The lambs that the Israelites were to select for the Passover were to be without blemish. So too, Jesus, our Savior was without blemish.
So if a lamb had a blemish, it got to go free. It would not be sacrificed. That is how it is with us. We are the ones with all the blemishes, with all the sins, but we get to go free while Jesus was sacrificed on the cross for our sins.
And just as the Passover was the highest point of the Jewish year, the celebration of Christ shedding his blood for us on the cross is the highlight of our year. And it is rightly celebrated with the greatest joy each year. The church year simply would not be complete without the annual celebration of our deliverance from sin, death and the devil through the blood that Jesus shed for us on the cross.

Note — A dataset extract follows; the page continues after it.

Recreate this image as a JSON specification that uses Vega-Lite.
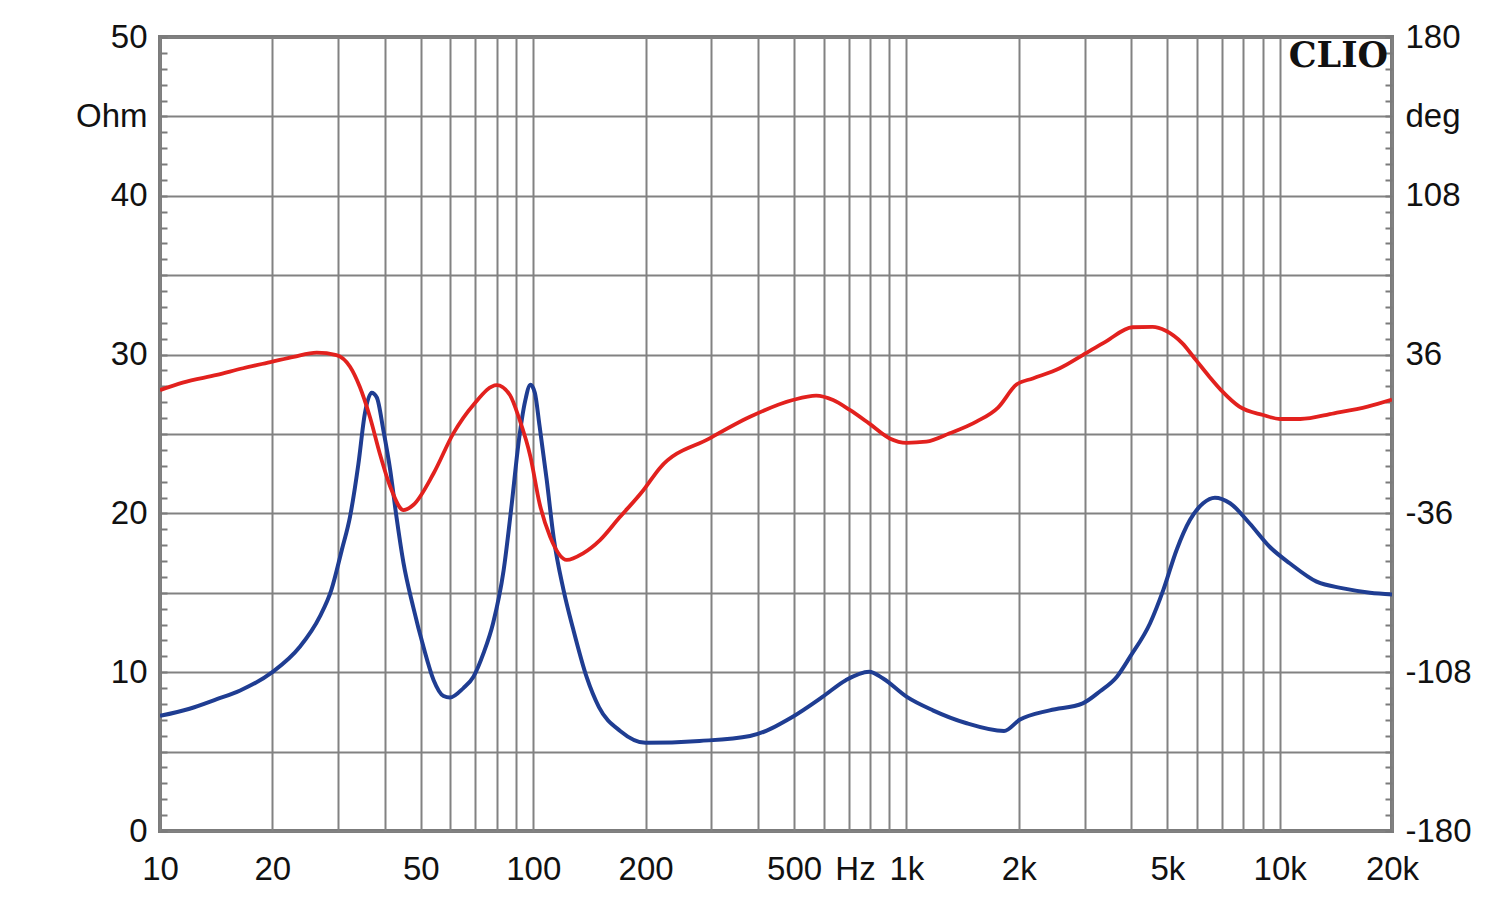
{
  "$schema": "https://vega.github.io/schema/vega-lite/v6.json",
  "width": 1232,
  "height": 794,
  "autosize": "none",
  "padding": {"left": 160, "top": 37, "right": 108, "bottom": 69},
  "background": "white",
  "config": {
    "view": {"stroke": "#7b7b7b", "strokeWidth": 4},
    "font": "Liberation Sans",
    "axis": {"labelFont": "Liberation Sans", "labelFontSize": 33, "labelColor": "#111111", "domain": false, "title": null, "gridColor": "#828282", "gridWidth": 2, "tickColor": "#7b7b7b", "tickWidth": 2}
  },
  "datasets": {
    "imp": [
      {"f": 10, "ohm": 7.25}, {"f": 12, "ohm": 7.7}, {"f": 14.2, "ohm": 8.3}, {"f": 16.4, "ohm": 8.85},
      {"f": 20, "ohm": 10.0}, {"f": 23.7, "ohm": 11.6}, {"f": 26.8, "ohm": 13.5}, {"f": 28.8, "ohm": 15.2},
      {"f": 30.7, "ohm": 17.7}, {"f": 32.3, "ohm": 19.8}, {"f": 34.0, "ohm": 23.1}, {"f": 35.4, "ohm": 26.3},
      {"f": 36.9, "ohm": 27.6}, {"f": 38.1, "ohm": 27.3}, {"f": 39.7, "ohm": 25.2}, {"f": 41.4, "ohm": 22.7},
      {"f": 43.0, "ohm": 19.8}, {"f": 44.9, "ohm": 16.9}, {"f": 47.7, "ohm": 14.1}, {"f": 50.8, "ohm": 11.6},
      {"f": 54.1, "ohm": 9.5}, {"f": 57.5, "ohm": 8.5}, {"f": 59.8, "ohm": 8.4}, {"f": 65, "ohm": 9.0},
      {"f": 69.1, "ohm": 9.7}, {"f": 73.6, "ohm": 11.2}, {"f": 78.1, "ohm": 13.1}, {"f": 83.3, "ohm": 16.4},
      {"f": 87.6, "ohm": 20.6}, {"f": 91.3, "ohm": 24.4}, {"f": 95.2, "ohm": 27.1}, {"f": 98.3, "ohm": 28.1},
      {"f": 101, "ohm": 27.6}, {"f": 104, "ohm": 25.5}, {"f": 108.7, "ohm": 22.1}, {"f": 113.4, "ohm": 18.5},
      {"f": 120.5, "ohm": 15.2}, {"f": 128, "ohm": 12.7}, {"f": 139, "ohm": 9.7}, {"f": 150, "ohm": 7.8},
      {"f": 171, "ohm": 6.3}, {"f": 200, "ohm": 5.55}, {"f": 279, "ohm": 5.67}, {"f": 381, "ohm": 5.98},
      {"f": 496, "ohm": 7.2}, {"f": 597, "ohm": 8.46}, {"f": 688, "ohm": 9.5}, {"f": 794, "ohm": 10.03},
      {"f": 866, "ohm": 9.6}, {"f": 1000, "ohm": 8.46}, {"f": 1177, "ohm": 7.6}, {"f": 1443, "ohm": 6.8},
      {"f": 1826, "ohm": 6.3}, {"f": 2010, "ohm": 7.0}, {"f": 2421, "ohm": 7.6}, {"f": 2968, "ohm": 8.04},
      {"f": 3303, "ohm": 8.8}, {"f": 3664, "ohm": 9.72}, {"f": 3976, "ohm": 10.98}, {"f": 4496, "ohm": 13.08},
      {"f": 4879, "ohm": 15.18}, {"f": 5295, "ohm": 17.7}, {"f": 5748, "ohm": 19.58}, {"f": 6237, "ohm": 20.64},
      {"f": 6708, "ohm": 20.99}, {"f": 7364, "ohm": 20.64}, {"f": 8302, "ohm": 19.38}, {"f": 9400, "ohm": 17.9},
      {"f": 10640, "ohm": 16.86}, {"f": 12560, "ohm": 15.7}, {"f": 14800, "ohm": 15.28}, {"f": 17460, "ohm": 15.01},
      {"f": 20000, "ohm": 14.9}
    ],
    "phase": [
      {"f": 10, "deg": 19.9}, {"f": 11.5, "deg": 23.3}, {"f": 14.2, "deg": 26.8}, {"f": 16.7, "deg": 29.8},
      {"f": 20, "deg": 32.8}, {"f": 22.8, "deg": 35.0}, {"f": 26.3, "deg": 36.9}, {"f": 29.7, "deg": 35.8},
      {"f": 32.3, "deg": 30.5}, {"f": 34.3, "deg": 21.4}, {"f": 36.5, "deg": 7.8}, {"f": 38.8, "deg": -8.8},
      {"f": 41.4, "deg": -23.9}, {"f": 44.9, "deg": -34.5}, {"f": 47.7, "deg": -32.2}, {"f": 54.1, "deg": -17.8},
      {"f": 61.1, "deg": 0.3}, {"f": 69.1, "deg": 13.2}, {"f": 79.9, "deg": 22.2}, {"f": 86.6, "deg": 17.7},
      {"f": 92, "deg": 6.3}, {"f": 98.3, "deg": -10.3}, {"f": 104, "deg": -31.5}, {"f": 111, "deg": -46.6},
      {"f": 123, "deg": -57.1}, {"f": 136, "deg": -54.1}, {"f": 151, "deg": -48.1}, {"f": 170, "deg": -38.0},
      {"f": 197.5, "deg": -25.4}, {"f": 218, "deg": -15.6}, {"f": 297, "deg": -2.0}, {"f": 381, "deg": 7.8},
      {"f": 496, "deg": 15.4}, {"f": 573, "deg": 17.4}, {"f": 636, "deg": 15.4}, {"f": 705, "deg": 10.9},
      {"f": 794, "deg": 4.8}, {"f": 902, "deg": -2.0}, {"f": 1000, "deg": -4.0}, {"f": 1131, "deg": -3.5},
      {"f": 1306, "deg": 0.3}, {"f": 1540, "deg": 5.6}, {"f": 1760, "deg": 12.0}, {"f": 1972, "deg": 22.4},
      {"f": 2181, "deg": 25.2}, {"f": 2575, "deg": 29.8}, {"f": 2968, "deg": 35.8}, {"f": 3421, "deg": 41.9},
      {"f": 4031, "deg": 48.4}, {"f": 4567, "deg": 48.6}, {"f": 4955, "deg": 46.8}, {"f": 5489, "deg": 41.1},
      {"f": 5962, "deg": 33.6}, {"f": 6481, "deg": 26.0}, {"f": 7030, "deg": 19.2}, {"f": 7800, "deg": 12.4},
      {"f": 9030, "deg": 8.6}, {"f": 10020, "deg": 6.8}, {"f": 11360, "deg": 6.8}, {"f": 13980, "deg": 9.4},
      {"f": 17200, "deg": 12.4}, {"f": 20000, "deg": 15.6}
    ]
  },
  "layer": [
    {
      "data": {"name": "imp"},
      "mark": {"type": "line", "color": "#1f3d92", "strokeWidth": 4, "interpolate": "monotone", "clip": true},
      "encoding": {
        "x": {
          "field": "f",
          "type": "quantitative",
          "scale": {"type": "log", "domain": [10, 20000], "nice": false},
          "axis": {
            "orient": "bottom",
            "values": [10, 20, 30, 40, 50, 60, 70, 80, 90, 100, 200, 300, 400, 500, 600, 700, 728, 800, 900, 1000, 2000, 3000, 4000, 5000, 6000, 7000, 8000, 9000, 10000, 20000],
            "labelExpr": "datum.value == 728 ? 'Hz' : (indexof([10,20,50,100,200,500,1000,2000,5000,10000,20000], datum.value) >= 0 ? (datum.value >= 1000 ? (datum.value/1000) + 'k' : datum.value + '') : '')",
            "ticks": false,
            "labelPadding": 22,
            "labelOverlap": false,
            "labelFlush": false,
            "labelBound": false,
            "grid": true,
            "gridOpacity": {"condition": {"test": "datum.value == 728", "value": 0}, "value": 1}
          }
        },
        "y": {
          "field": "ohm",
          "type": "quantitative",
          "scale": {"domain": [0, 50], "nice": false, "zero": false},
          "axis": {
            "orient": "left",
            "values": [0,1,2,3,4,5,6,7,8,9,10,11,12,13,14,15,16,17,18,19,20,21,22,23,24,25,26,27,28,29,30,31,32,33,34,35,36,37,38,39,40,41,42,43,44,45,46,47,48,49,50],
            "labelExpr": "datum.value == 45 ? 'Ohm' : (datum.value % 10 == 0 ? datum.value + '' : '')",
            "grid": true,
            "gridOpacity": {"condition": {"test": "datum.value % 5 == 0", "value": 1}, "value": 0},
            "ticks": true,
            "tickSize": -7,
            "labelPadding": 20,
            "labelOverlap": false,
            "labelFlush": false,
            "labelBound": false,
            "labelBaseline": "middle"
          }
        }
      }
    },
    {
      "data": {"name": "phase"},
      "mark": {"type": "line", "color": "#e2211e", "strokeWidth": 3.8, "interpolate": "monotone", "clip": true},
      "encoding": {
        "x": {"field": "f", "type": "quantitative"},
        "y": {
          "field": "deg",
          "type": "quantitative",
          "scale": {"domain": [-180, 180], "nice": false, "zero": false},
          "axis": {
            "orient": "right",
            "values": [-180,-172.8,-165.6,-158.4,-151.2,-144,-136.8,-129.6,-122.4,-115.2,-108,-100.8,-93.6,-86.4,-79.2,-72,-64.8,-57.6,-50.4,-43.2,-36,-28.8,-21.6,-14.4,-7.2,0,7.2,14.4,21.6,28.8,36,43.2,50.4,57.6,64.8,72,79.2,86.4,93.6,100.8,108,115.2,122.4,129.6,136.8,144,151.2,158.4,165.6,172.8,180],
            "labelExpr": "abs(datum.value - 144) < 0.01 ? 'deg' : (indexof([-180,-108,-36,36,108,180], round(datum.value)) >= 0 && abs(datum.value - round(datum.value)) < 0.01 ? round(datum.value) + '' : '')",
            "grid": false,
            "ticks": true,
            "tickSize": -7,
            "labelPadding": 20,
            "labelOverlap": false,
            "labelFlush": false,
            "labelBound": false,
            "labelBaseline": "middle"
          }
        }
      }
    },
    {
      "data": {"values": [{"label": "CLIO"}]},
      "mark": {"type": "text", "align": "right", "baseline": "alphabetic", "dx": -4, "dy": 30, "font": "DejaVu Serif", "fontWeight": "bold", "fontSize": 35, "color": "#111111"},
      "encoding": {
        "x": {"datum": 20000, "type": "quantitative"},
        "y": {"datum": 50, "type": "quantitative", "scale": {"domain": [0, 50], "nice": false}, "axis": null},
        "text": {"field": "label", "type": "nominal"}
      }
    }
  ],
  "resolve": {"scale": {"y": "independent"}, "axis": {"y": "independent"}}
}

The Lord even instituted a special meal, the Lord’s Supper, to help us commemorate the once-for-all shedding of Jesus’ blood on the cross for our sins. In the Lord’s Supper we eat and drink the body and blood of our Lord that was given and shed for us for the forgiveness of our sins. And Jesus instituted this holy meal while he was celebrating the Passover meal with his disciples.
There were probably some skeptics that first Passover who wondered if a little blood smeared on the door frames would really save them from the angel of death. They soon found out that the Lord was serious, dead serious. Either you obeyed his instructions or you were burying your firstborn.
There are still today those who question whether the blood of Jesus is sufficient to save the world from all our sins. The Lord is completely serious when it comes to the blood of Christ being sufficient to save us from our sins. We can trust the blood of Jesus to save us from all evil.